Supplied material -

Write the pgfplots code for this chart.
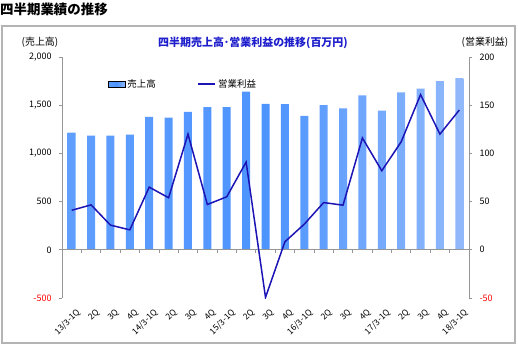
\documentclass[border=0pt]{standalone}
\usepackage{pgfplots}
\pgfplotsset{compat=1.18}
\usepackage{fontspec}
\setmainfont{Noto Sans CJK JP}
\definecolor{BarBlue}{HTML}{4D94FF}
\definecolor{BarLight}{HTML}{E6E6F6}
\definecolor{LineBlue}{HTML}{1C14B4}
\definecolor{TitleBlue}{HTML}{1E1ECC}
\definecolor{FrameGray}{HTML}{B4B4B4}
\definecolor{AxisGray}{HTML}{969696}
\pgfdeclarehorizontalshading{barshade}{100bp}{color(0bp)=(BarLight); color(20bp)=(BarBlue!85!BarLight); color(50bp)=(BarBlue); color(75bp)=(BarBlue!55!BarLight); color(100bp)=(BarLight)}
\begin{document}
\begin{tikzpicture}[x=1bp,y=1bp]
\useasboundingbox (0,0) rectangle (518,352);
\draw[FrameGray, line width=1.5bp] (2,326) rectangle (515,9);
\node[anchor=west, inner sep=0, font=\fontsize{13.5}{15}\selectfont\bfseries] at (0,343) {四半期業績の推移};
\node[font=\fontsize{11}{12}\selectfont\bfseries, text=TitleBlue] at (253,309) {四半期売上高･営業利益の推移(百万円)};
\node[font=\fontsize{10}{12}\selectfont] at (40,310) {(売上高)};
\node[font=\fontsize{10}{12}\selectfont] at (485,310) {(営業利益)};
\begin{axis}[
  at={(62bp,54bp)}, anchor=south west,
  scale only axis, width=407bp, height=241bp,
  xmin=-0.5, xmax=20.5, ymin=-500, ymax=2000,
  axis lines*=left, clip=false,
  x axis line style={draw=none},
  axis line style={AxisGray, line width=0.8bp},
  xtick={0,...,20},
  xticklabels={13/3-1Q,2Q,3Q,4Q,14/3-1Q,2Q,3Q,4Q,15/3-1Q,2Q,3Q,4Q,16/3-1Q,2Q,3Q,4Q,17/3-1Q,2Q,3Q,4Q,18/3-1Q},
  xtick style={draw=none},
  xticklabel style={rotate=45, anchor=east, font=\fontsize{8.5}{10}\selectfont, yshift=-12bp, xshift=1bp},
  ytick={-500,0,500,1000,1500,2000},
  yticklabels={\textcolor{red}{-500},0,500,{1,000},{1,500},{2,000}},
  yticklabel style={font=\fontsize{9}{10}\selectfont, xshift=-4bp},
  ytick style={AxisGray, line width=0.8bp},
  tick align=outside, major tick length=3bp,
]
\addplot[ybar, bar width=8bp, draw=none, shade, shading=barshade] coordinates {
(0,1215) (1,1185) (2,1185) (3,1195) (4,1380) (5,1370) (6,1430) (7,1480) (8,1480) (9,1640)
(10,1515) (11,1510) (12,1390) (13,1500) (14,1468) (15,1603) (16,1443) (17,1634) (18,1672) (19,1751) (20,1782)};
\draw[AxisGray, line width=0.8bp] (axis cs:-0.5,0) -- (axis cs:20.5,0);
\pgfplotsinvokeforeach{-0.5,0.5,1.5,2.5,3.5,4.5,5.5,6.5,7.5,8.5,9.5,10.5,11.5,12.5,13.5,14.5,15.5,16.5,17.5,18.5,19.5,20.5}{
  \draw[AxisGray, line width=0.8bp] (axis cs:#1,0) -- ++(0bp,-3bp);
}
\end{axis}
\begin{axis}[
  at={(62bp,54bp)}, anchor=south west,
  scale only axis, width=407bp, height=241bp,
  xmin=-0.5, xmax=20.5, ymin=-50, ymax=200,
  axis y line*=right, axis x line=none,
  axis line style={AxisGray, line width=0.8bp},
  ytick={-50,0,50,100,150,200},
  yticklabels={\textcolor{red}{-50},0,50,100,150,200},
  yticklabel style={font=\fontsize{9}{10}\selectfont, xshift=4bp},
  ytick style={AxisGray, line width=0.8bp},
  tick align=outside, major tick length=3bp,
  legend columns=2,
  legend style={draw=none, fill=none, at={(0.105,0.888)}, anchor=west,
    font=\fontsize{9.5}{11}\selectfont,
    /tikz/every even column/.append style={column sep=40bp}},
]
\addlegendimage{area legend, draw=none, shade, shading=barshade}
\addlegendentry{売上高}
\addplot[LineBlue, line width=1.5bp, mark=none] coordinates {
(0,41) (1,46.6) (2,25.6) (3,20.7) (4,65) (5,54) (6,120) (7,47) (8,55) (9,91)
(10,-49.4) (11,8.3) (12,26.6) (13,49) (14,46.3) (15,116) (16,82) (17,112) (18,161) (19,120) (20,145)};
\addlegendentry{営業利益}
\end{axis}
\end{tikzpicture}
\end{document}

Written instruction -
Return the listing above in full and without alteration, excluding its pictures.

Written answer -
Write the pgfplots code for this chart.
\documentclass[border=0pt]{standalone}
\usepackage{pgfplots}
\pgfplotsset{compat=1.18}
\usepackage{fontspec}
\setmainfont{Noto Sans CJK JP}
\definecolor{BarBlue}{HTML}{4D94FF}
\definecolor{BarLight}{HTML}{E6E6F6}
\definecolor{LineBlue}{HTML}{1C14B4}
\definecolor{TitleBlue}{HTML}{1E1ECC}
\definecolor{FrameGray}{HTML}{B4B4B4}
\definecolor{AxisGray}{HTML}{969696}
\pgfdeclarehorizontalshading{barshade}{100bp}{color(0bp)=(BarLight); color(20bp)=(BarBlue!85!BarLight); color(50bp)=(BarBlue); color(75bp)=(BarBlue!55!BarLight); color(100bp)=(BarLight)}
\begin{document}
\begin{tikzpicture}[x=1bp,y=1bp]
\useasboundingbox (0,0) rectangle (518,352);
\draw[FrameGray, line width=1.5bp] (2,326) rectangle (515,9);
\node[anchor=west, inner sep=0, font=\fontsize{13.5}{15}\selectfont\bfseries] at (0,343) {四半期業績の推移};
\node[font=\fontsize{11}{12}\selectfont\bfseries, text=TitleBlue] at (253,309) {四半期売上高･営業利益の推移(百万円)};
\node[font=\fontsize{10}{12}\selectfont] at (40,310) {(売上高)};
\node[font=\fontsize{10}{12}\selectfont] at (485,310) {(営業利益)};
\begin{axis}[
  at={(62bp,54bp)}, anchor=south west,
  scale only axis, width=407bp, height=241bp,
  xmin=-0.5, xmax=20.5, ymin=-500, ymax=2000,
  axis lines*=left, clip=false,
  x axis line style={draw=none},
  axis line style={AxisGray, line width=0.8bp},
  xtick={0,...,20},
  xticklabels={13/3-1Q,2Q,3Q,4Q,14/3-1Q,2Q,3Q,4Q,15/3-1Q,2Q,3Q,4Q,16/3-1Q,2Q,3Q,4Q,17/3-1Q,2Q,3Q,4Q,18/3-1Q},
  xtick style={draw=none},
  xticklabel style={rotate=45, anchor=east, font=\fontsize{8.5}{10}\selectfont, yshift=-12bp, xshift=1bp},
  ytick={-500,0,500,1000,1500,2000},
  yticklabels={\textcolor{red}{-500},0,500,{1,000},{1,500},{2,000}},
  yticklabel style={font=\fontsize{9}{10}\selectfont, xshift=-4bp},
  ytick style={AxisGray, line width=0.8bp},
  tick align=outside, major tick length=3bp,
]
\addplot[ybar, bar width=8bp, draw=none, shade, shading=barshade] coordinates {
(0,1215) (1,1185) (2,1185) (3,1195) (4,1380) (5,1370) (6,1430) (7,1480) (8,1480) (9,1640)
(10,1515) (11,1510) (12,1390) (13,1500) (14,1468) (15,1603) (16,1443) (17,1634) (18,1672) (19,1751) (20,1782)};
\draw[AxisGray, line width=0.8bp] (axis cs:-0.5,0) -- (axis cs:20.5,0);
\pgfplotsinvokeforeach{-0.5,0.5,1.5,2.5,3.5,4.5,5.5,6.5,7.5,8.5,9.5,10.5,11.5,12.5,13.5,14.5,15.5,16.5,17.5,18.5,19.5,20.5}{
  \draw[AxisGray, line width=0.8bp] (axis cs:#1,0) -- ++(0bp,-3bp);
}
\end{axis}
\begin{axis}[
  at={(62bp,54bp)}, anchor=south west,
  scale only axis, width=407bp, height=241bp,
  xmin=-0.5, xmax=20.5, ymin=-50, ymax=200,
  axis y line*=right, axis x line=none,
  axis line style={AxisGray, line width=0.8bp},
  ytick={-50,0,50,100,150,200},
  yticklabels={\textcolor{red}{-50},0,50,100,150,200},
  yticklabel style={font=\fontsize{9}{10}\selectfont, xshift=4bp},
  ytick style={AxisGray, line width=0.8bp},
  tick align=outside, major tick length=3bp,
  legend columns=2,
  legend style={draw=none, fill=none, at={(0.105,0.888)}, anchor=west,
    font=\fontsize{9.5}{11}\selectfont,
    /tikz/every even column/.append style={column sep=40bp}},
]
\addlegendimage{area legend, draw=none, shade, shading=barshade}
\addlegendentry{売上高}
\addplot[LineBlue, line width=1.5bp, mark=none] coordinates {
(0,41) (1,46.6) (2,25.6) (3,20.7) (4,65) (5,54) (6,120) (7,47) (8,55) (9,91)
(10,-49.4) (11,8.3) (12,26.6) (13,49) (14,46.3) (15,116) (16,82) (17,112) (18,161) (19,120) (20,145)};
\addlegendentry{営業利益}
\end{axis}
\end{tikzpicture}
\end{document}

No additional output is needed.